When Mark and David Ryan bravely told their stories of abuse at Blackrock, it unleashed a tsunami of other stories. We asked readers to share their experiences of corporal punishment in The Irish Times. First, women came forward to describe being beaten in school with rounders bats and leather straps, having their skirts yanked up, being slapped on the head, taunted and told, over and over, that they were worthless, and in the days after those stories were published, more women and men followed, with more horror stories. One man described a Brother as “a violent, screaming, fuming terrorist who beat children mercilessly and for interminable periods”. Sixty years on, thinking of this man “and those in charge who sat on their hands and did nothing to rescue us makes me breathless with rage”.

These stories may never be heard in their own right in a formal State inquiry setting.

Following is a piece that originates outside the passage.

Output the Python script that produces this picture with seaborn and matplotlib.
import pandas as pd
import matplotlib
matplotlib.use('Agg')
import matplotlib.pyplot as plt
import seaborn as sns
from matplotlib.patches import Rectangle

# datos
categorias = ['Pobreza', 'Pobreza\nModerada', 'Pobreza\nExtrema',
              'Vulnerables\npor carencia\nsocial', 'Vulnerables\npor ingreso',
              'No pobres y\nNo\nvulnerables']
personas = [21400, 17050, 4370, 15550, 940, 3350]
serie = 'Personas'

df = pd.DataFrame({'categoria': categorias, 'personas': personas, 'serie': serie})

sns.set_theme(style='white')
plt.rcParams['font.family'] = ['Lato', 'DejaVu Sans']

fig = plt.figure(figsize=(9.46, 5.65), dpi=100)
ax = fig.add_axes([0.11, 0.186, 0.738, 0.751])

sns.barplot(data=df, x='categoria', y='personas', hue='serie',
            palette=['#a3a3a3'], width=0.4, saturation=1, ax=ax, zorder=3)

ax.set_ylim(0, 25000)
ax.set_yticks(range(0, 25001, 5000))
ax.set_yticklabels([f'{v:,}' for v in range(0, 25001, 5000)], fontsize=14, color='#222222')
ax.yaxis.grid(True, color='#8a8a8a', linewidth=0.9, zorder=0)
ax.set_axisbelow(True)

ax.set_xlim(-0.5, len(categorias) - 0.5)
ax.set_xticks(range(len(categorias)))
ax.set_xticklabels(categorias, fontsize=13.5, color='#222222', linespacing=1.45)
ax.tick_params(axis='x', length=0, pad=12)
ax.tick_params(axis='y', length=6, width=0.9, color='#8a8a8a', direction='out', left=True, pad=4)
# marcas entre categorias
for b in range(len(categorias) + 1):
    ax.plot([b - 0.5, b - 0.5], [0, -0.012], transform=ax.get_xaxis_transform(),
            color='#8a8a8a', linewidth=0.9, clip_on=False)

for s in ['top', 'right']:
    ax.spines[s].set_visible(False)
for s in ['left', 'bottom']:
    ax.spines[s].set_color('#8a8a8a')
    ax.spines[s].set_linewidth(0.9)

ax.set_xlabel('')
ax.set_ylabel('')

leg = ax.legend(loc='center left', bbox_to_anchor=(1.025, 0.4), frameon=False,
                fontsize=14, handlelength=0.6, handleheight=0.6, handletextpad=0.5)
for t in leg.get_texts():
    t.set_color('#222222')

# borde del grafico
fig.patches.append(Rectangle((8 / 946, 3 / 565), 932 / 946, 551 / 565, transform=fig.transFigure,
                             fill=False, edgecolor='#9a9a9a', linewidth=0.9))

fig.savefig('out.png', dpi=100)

The report of the scoping inquiry notes that “others gave accounts of very serious physical abuse in schools, including those run by religious orders... far exceeding what might have been considered at the time to be acceptable corporal punishment, including the use of implements such as modified leather straps, wooden sticks and knuckle-dusters”. One survivor described witnessing “violence that he believes to have led to the death of another child” which was subsequently investigated by gardaí. But these accounts could only be included in volume 4 section C, entitled “other contributions”, because they were outside the inquiry’s remit.

The report suggests that the future commission of inquiry will need to either use sampling or sit-in divisions, or possibly both, in order to get to grips with the scale of sexual abuse. The Government is already warning that it will have to put a time limit on the investigation. The routine nature of physical violence meted out to children means the issue may simply be too vast to ever be subject to a formal inquiry like this. But a mechanism to, at a minimum, gather written testimonies of the reality of that “reasonable chastisement” should be given urgent consideration.

At some point, we will have to reckon with the full spectrum of harm done to children in Irish schools under the cold gaze of the omnipresent statue of the Virgin Mary, and the unseeing eyes of official Ireland. We cannot move on as a society until we do.